Bloomz Blog

 

What Do Parents Want to Know?

by Ellen Ullman, on Jan 9, 2024 12:40:00 PM

“Districts send out reminders about schedule changes, events, or to wear a jacket in cold weather, but families really want to hear about what students are learning and how they can support that learning at home,” says Dr. Elisabeth O’Bryon.

She should know. 

O’Bryon is co-founder and chief impact officer of Family Engagement Lab, a nonprofit that bridges classroom instruction and at-home learning by building partnerships between teachers and historically underserved families. 

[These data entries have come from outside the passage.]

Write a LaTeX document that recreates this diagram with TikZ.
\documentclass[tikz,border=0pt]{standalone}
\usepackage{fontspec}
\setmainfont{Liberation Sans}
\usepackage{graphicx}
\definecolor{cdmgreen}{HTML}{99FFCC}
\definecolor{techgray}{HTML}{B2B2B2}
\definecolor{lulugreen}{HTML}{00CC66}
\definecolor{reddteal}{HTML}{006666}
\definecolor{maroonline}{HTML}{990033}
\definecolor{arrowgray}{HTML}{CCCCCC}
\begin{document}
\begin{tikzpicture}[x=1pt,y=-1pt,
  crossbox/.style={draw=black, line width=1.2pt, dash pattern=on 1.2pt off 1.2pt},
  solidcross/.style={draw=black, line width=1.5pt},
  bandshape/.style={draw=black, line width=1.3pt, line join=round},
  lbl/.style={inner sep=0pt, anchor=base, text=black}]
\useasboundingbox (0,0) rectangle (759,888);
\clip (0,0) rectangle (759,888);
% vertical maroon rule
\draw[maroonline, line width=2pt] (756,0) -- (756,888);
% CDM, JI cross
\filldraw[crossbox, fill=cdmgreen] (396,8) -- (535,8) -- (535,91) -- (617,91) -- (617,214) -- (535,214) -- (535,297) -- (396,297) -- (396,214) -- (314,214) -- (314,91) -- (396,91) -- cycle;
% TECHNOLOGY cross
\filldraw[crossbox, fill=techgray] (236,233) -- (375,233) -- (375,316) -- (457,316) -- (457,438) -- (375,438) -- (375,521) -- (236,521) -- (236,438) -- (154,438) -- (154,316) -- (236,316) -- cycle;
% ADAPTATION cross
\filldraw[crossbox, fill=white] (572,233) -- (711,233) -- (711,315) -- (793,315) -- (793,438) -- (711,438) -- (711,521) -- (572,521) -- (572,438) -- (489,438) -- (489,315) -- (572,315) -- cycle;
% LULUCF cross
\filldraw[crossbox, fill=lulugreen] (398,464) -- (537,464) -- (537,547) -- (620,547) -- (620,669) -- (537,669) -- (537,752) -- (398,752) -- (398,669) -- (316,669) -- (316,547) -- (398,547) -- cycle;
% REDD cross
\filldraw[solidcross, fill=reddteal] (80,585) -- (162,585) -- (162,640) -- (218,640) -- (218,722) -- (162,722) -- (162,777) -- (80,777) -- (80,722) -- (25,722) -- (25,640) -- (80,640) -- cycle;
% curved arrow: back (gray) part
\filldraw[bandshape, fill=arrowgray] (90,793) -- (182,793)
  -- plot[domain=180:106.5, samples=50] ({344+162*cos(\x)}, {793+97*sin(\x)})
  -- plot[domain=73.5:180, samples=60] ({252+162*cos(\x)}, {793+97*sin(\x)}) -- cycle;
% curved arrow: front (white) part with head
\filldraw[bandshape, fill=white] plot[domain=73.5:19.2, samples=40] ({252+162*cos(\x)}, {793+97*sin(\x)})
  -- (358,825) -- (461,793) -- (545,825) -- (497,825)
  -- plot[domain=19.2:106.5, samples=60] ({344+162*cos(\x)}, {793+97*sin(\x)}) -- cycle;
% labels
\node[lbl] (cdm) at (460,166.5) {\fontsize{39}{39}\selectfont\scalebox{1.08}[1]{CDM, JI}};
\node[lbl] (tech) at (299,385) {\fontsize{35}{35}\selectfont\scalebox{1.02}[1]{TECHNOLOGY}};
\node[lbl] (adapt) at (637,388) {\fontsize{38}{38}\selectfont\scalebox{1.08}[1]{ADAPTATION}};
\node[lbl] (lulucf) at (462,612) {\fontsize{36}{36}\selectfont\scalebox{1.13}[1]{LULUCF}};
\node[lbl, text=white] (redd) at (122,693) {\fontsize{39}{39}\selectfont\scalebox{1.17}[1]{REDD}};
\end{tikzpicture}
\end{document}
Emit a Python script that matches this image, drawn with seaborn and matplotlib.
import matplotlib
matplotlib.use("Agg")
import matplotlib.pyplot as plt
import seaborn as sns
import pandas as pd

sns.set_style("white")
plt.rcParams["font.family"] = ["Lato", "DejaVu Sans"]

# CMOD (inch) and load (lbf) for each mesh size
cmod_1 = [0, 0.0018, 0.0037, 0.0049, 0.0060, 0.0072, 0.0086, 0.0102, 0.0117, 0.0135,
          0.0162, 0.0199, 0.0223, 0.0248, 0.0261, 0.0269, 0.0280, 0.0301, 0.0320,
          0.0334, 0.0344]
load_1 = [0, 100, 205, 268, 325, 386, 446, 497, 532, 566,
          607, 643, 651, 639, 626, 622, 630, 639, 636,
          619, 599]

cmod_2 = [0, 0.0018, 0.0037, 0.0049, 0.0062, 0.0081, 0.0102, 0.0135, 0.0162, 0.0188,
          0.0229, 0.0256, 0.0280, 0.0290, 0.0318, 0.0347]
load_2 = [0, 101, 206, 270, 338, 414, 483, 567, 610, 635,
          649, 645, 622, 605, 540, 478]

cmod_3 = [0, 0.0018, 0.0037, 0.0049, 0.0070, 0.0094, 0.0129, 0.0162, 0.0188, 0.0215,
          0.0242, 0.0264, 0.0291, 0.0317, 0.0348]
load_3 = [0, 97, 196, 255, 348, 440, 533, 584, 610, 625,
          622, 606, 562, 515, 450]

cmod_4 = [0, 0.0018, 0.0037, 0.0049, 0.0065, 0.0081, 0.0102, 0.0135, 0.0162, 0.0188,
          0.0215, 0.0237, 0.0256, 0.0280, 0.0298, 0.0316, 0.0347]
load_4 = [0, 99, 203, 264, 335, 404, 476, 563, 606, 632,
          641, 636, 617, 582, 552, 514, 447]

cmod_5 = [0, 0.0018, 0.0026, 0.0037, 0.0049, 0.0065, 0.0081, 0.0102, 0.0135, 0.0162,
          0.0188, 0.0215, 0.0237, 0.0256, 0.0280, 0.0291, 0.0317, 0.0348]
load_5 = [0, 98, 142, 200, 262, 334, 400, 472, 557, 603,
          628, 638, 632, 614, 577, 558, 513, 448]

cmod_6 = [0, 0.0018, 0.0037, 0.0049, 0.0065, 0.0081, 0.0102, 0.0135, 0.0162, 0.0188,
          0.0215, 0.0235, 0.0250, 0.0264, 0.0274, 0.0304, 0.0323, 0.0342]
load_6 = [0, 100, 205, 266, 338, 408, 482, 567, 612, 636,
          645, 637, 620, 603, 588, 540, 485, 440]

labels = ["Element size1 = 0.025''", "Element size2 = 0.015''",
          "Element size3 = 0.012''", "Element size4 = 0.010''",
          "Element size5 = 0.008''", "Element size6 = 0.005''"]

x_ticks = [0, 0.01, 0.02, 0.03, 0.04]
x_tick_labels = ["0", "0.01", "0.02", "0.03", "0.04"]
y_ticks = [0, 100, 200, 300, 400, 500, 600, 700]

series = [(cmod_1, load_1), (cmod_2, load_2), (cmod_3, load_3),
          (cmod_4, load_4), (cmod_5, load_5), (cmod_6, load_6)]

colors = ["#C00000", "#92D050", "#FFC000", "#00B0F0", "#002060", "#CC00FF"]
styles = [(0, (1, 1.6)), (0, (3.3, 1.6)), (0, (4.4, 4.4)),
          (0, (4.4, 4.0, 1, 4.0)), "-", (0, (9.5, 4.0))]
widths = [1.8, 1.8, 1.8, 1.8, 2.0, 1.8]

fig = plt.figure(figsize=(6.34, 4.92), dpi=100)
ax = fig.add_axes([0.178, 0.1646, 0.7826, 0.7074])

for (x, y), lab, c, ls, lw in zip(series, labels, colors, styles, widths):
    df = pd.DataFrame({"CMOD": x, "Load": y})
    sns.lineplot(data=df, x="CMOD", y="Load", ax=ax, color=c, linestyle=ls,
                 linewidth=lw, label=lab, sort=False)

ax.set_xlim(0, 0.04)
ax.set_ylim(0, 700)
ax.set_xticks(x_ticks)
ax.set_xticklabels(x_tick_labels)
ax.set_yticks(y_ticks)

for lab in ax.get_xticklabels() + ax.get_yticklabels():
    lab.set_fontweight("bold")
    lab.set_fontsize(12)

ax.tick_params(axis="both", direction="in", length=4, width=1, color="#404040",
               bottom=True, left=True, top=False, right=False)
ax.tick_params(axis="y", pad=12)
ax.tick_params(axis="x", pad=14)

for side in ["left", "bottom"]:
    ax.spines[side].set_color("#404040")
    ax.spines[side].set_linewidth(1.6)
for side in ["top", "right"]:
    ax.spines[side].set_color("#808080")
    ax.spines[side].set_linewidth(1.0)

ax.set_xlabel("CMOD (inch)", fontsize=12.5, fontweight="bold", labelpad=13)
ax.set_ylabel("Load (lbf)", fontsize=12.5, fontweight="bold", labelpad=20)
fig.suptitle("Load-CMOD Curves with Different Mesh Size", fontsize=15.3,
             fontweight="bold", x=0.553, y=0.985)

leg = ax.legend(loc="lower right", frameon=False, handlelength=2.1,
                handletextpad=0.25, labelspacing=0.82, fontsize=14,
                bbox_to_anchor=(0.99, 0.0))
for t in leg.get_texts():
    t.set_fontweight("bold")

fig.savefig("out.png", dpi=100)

Family Engagement Lab’s research with families has shown that parents want to know three things:

  1. What is my child learning?
  2. Is my child on track academically?
  3. How can I help at home?

Bringing Bloomz into your district is the perfect way to help teachers deliver this information quickly, easily, and in 133 different languages. It’s a crucial step to improving family engagement.

Here are additional ways districts can strengthen the school-home connection.

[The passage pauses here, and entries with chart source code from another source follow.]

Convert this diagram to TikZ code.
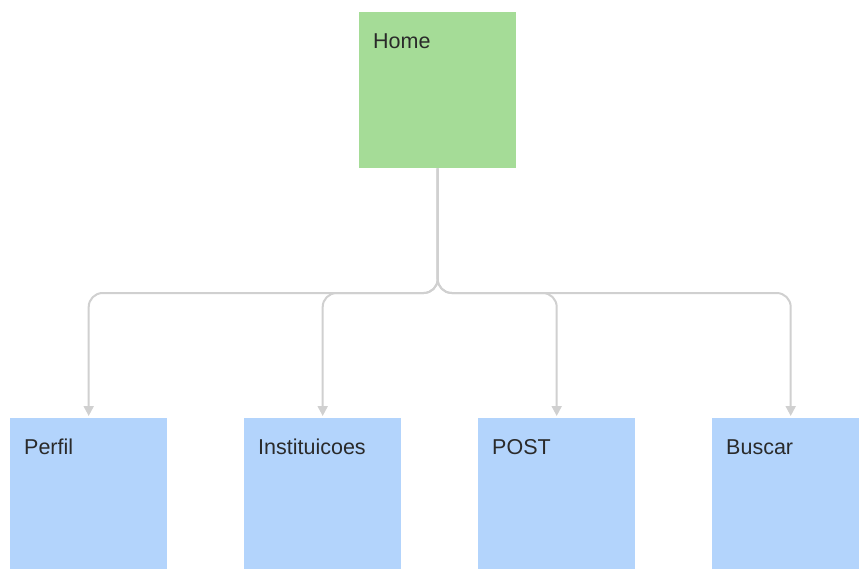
\documentclass[tikz,border=0pt]{standalone}
\usepackage{fontspec}
\setmainfont{Liberation Sans}
\usetikzlibrary{positioning}
\usetikzlibrary{arrows.meta}
\definecolor{homegreen}{HTML}{A5DC97}
\definecolor{pageblue}{HTML}{B3D4FC}
\definecolor{linkgray}{HTML}{D0D0D0}
\definecolor{labelgray}{HTML}{2A2A2A}

\begin{document}
\begin{tikzpicture}[x=1pt,y=-1pt]
            \tikzset{card/.style={rectangle, minimum width=157pt, minimum height=156pt, inner sep=0pt, anchor=north west}}
            \tikzset{cardtext/.style={anchor=base west, inner sep=0pt, text=labelgray, font=\fontsize{21.5}{24}\selectfont}}
            \tikzset{link/.style={draw=linkgray, line width=2pt, rounded corners=14pt, shorten >=2pt, -{Triangle[length=10pt,width=10pt]}}}
            \useasboundingbox (0,0) rectangle (859,569);
            \clip (0,0) rectangle (859,569);
            \node[card, fill=homegreen] (home) at (359,12) {};
            \node[cardtext] (homelabel) at ([shift={(14,37)}]home.north west) {Home};
            \coordinate (bus) at (home.south |- 0,293);
            \foreach \name/\txt/\x in {perfil/Perfil/10, inst/Instituicoes/244, post/POST/478, buscar/Buscar/712} {
                \node[card, fill=pageblue] (\name) at (\x,418) {};
                \node[cardtext] (\name label) at ([shift={(14,36)}]\name.north west) {\txt};
                \draw[link] (home.south) -- (bus) -| (\name.north);
            }
        \end{tikzpicture}
\end{document}
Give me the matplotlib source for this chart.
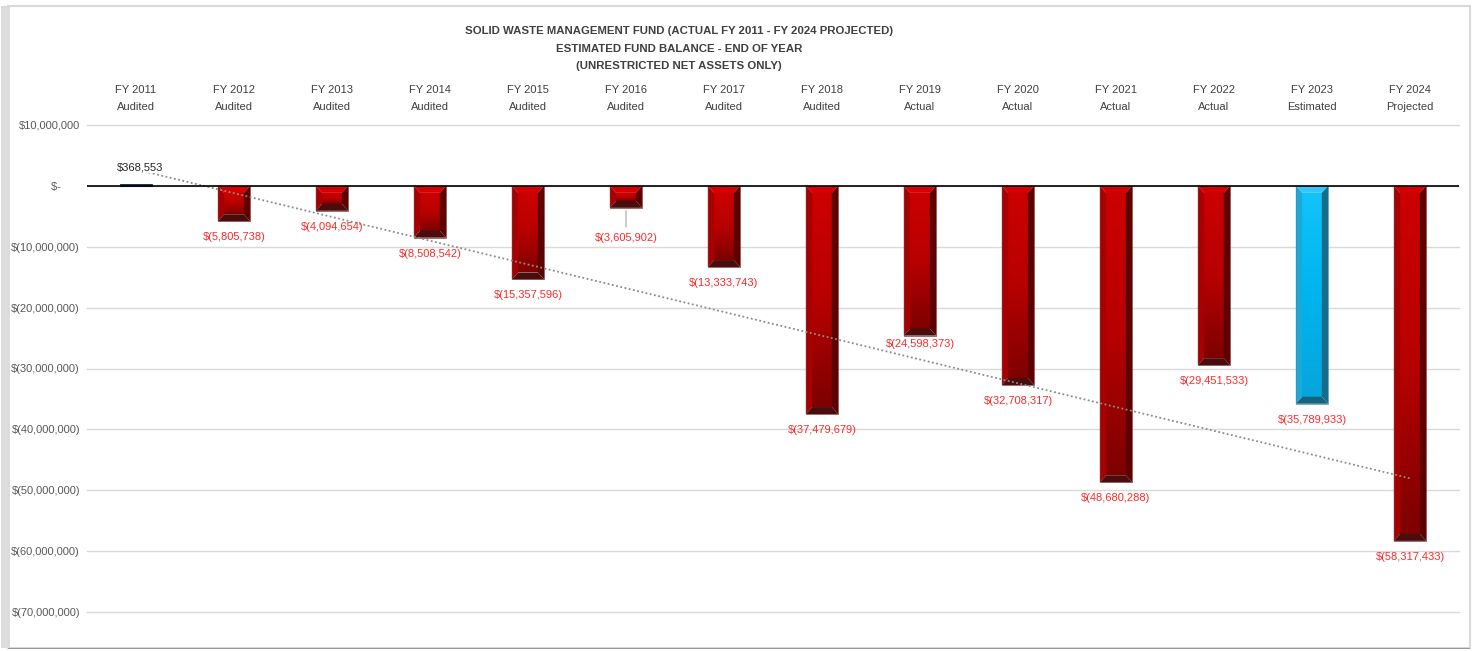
import numpy as np
import matplotlib.pyplot as plt
from matplotlib.patches import Polygon, Rectangle
from matplotlib.colors import LinearSegmentedColormap
from matplotlib.ticker import FuncFormatter

plt.rcParams['font.family'] = ['Liberation Sans Narrow', 'Liberation Sans', 'DejaVu Sans']

# Data
years = ['FY 2011', 'FY 2012', 'FY 2013', 'FY 2014', 'FY 2015', 'FY 2016', 'FY 2017',
         'FY 2018', 'FY 2019', 'FY 2020', 'FY 2021', 'FY 2022', 'FY 2023', 'FY 2024']
status = ['Audited', 'Audited', 'Audited', 'Audited', 'Audited', 'Audited', 'Audited',
          'Audited', 'Actual', 'Actual', 'Actual', 'Actual', 'Estimated', 'Projected']
balance = [368553, -5805738, -4094654, -8508542, -15357596, -3605902, -13333743,
           -37479679, -24598373, -32708317, -48680288, -29451533, -35789933, -58317433]
estimated_idx = 12

title = ('SOLID WASTE MANAGEMENT FUND (ACTUAL FY 2011 - FY 2024 PROJECTED)\n'
         'ESTIMATED FUND BALANCE - END OF YEAR\n'
         '(UNRESTRICTED NET ASSETS ONLY)')

W, H = 1473, 651
fig = plt.figure(figsize=(W / 100, H / 100), dpi=100)
ax = fig.add_axes([87 / W, 1 - 612 / H, (1459 - 87) / W, (612 - 125) / H])

# outer chart frame
fig.patches.append(Rectangle((8 / W, 3 / H), (1470 - 8) / W, (645 - 3) / H, transform=fig.transFigure,
                             fill=False, edgecolor='#d9d9d9', lw=1.5))
fig.patches.append(Rectangle((1 / W, 3 / H), 9 / W, (645 - 3) / H, transform=fig.transFigure,
                             facecolor='#dcdcdc', edgecolor='none'))
fig.patches.append(Rectangle((8 / W, 2 / H), (1470 - 8) / W, 1.5 / H, transform=fig.transFigure,
                             facecolor='#9a9a9a', edgecolor='none'))

x = np.arange(len(years))
bw = 0.33
dx = 0.065
ymin, ymax = -70e6, 10e6
px_per_unit = (612 - 125) / (ymax - ymin)
dy_full = 7 / px_per_unit

red_cm = LinearSegmentedColormap.from_list('r', ['#cc0000', '#b80000', '#7e0000'])
blue_cm = LinearSegmentedColormap.from_list('b', ['#12c3fa', '#00b4ee', '#06a6dc'])
grad = np.linspace(0, 1, 64).reshape(-1, 1)

for i, v in enumerate(balance):
    x0, x1 = i - bw / 2, i + bw / 2
    if v > 0:
        ax.bar(i, v, width=bw, color='#1f3b66', edgecolor='#0d1f3a', lw=0.6, zorder=3)
        continue
    blue = i == estimated_idx
    if blue:
        cm = blue_cm
        c_top, c_left, c_right, c_bot = '#33c8f5', '#1aa9d8', '#156d8e', '#17637d'
    else:
        cm = red_cm
        c_top, c_left, c_right, c_bot = '#d60000', '#a80000', '#5e0000', '#4a0d0d'
    dy = min(dy_full, abs(v) / 3)
    ax.imshow(grad, cmap=cm, aspect='auto', extent=[x0 + dx, x1 - dx, v + dy, -dy],
              zorder=3, interpolation='bilinear')
    polys = [
        ([(x0, 0), (x1, 0), (x1 - dx, -dy), (x0 + dx, -dy)], c_top),
        ([(x0, 0), (x0 + dx, -dy), (x0 + dx, v + dy), (x0, v)], c_left),
        ([(x1, 0), (x1 - dx, -dy), (x1 - dx, v + dy), (x1, v)], c_right),
        ([(x0, v), (x1, v), (x1 - dx, v + dy), (x0 + dx, v + dy)], c_bot),
    ]
    for pts, c in polys:
        ax.add_patch(Polygon(pts, closed=True, facecolor=c, edgecolor='none', zorder=3))
    ax.add_patch(Rectangle((x0, v), bw, -v, fill=False, edgecolor='#7a3030' if not blue else '#3b8fb0',
                           lw=0.5, zorder=3.5))

# linear trendline
coef = np.polyfit(x, balance, 1)
ax.plot([x[0], x[-1]], np.polyval(coef, [x[0], x[-1]]), color='#8c8c8c', lw=1.3,
        linestyle=(0, (1, 1.4)), zorder=4)

# data labels
def money(v):
    if v < 0:
        return '$({:,.0f})'.format(-v)
    return '${:,.0f}'.format(v)

fs = 8
label_offsets = {5: -30, 8: -8}
for i, v in enumerate(balance):
    if v > 0:
        ax.annotate(money(v), (i, v), xytext=(4, 16), textcoords='offset pixels', ha='center',
                    va='center', fontsize=fs, color='#262626', zorder=5,
                    bbox=dict(boxstyle='square,pad=0.05', fc='white', ec='none'))
        continue
    off = label_offsets.get(i, -16)
    ax.annotate(money(v), (i, v), xytext=(0, off), textcoords='offset pixels', ha='center',
                va='center', fontsize=fs, color='#ff2a2a', zorder=5)
    if off < -20:
        ax.annotate('', (i, v), xytext=(0, off + 8), textcoords='offset pixels',
                    arrowprops=dict(arrowstyle='-', color='#a6a6a6', lw=0.8))

ax.set_xlim(-0.5, len(years) - 0.5)
ax.set_ylim(ymin, ymax)
ax.set_yticks(np.arange(ymin, ymax + 1, 10e6))

def yfmt(v, pos):
    if abs(v) < 1:
        return '$-      '
    return money(v)

ax.yaxis.set_major_formatter(FuncFormatter(yfmt))
ax.tick_params(axis='y', length=0, pad=5, labelsize=fs, labelcolor='#595959')
ax.set_xticks(x)
ax.set_xticklabels([f'{a}\n{b}' for a, b in zip(years, status)], linespacing=1.9)
ax.xaxis.tick_top()
ax.tick_params(axis='x', length=0, pad=9, labelsize=fs, labelcolor='#404040')
ax.grid(axis='y', color='#d9d9d9', lw=1, zorder=0)
for gl in ax.get_ygridlines():
    gl.set_clip_on(False)
ax.set_axisbelow(True)
ax.axhline(0, color='black', lw=1.2, zorder=4)
for s in ax.spines.values():
    s.set_visible(False)

fig.text(679 / W, 1 - 48.5 / H, title, ha='center', va='center', fontsize=8.2, fontweight='bold',
         color='#404040', linespacing=1.95)

fig.savefig('out.png', dpi=100)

Support initiatives to gather information from families
Conduct surveys, focus groups, and interviews—either online or in person—to discover what information families want to receive. You need to understand your community to better serve it.

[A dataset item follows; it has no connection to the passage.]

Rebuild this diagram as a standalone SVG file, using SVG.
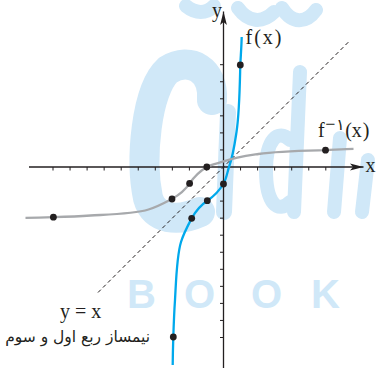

Develop a high-impact family-engagement approach
Send information home that’s relevant, easy to digest, and actionable. Family Engagement Lab’s FASTalk shares at-home learning activities via text messages in each family’s home language. 

Meet families where they already are
Reach out to community-based organizations that have great relationships with your families and explore ways to collaborate. Expand your communication so that everyone is in the loop.

Reset expectations
Let families know that your district values regular two-way communications about learning. “As schools grapple with long-term learning losses, this is an easy fix with a huge payoff,” says O'Bryon. “When you invite learning-focused partnerships into your schools, you’ll see interested and eager families whose engagement can meaningfully accelerate student learning gains.”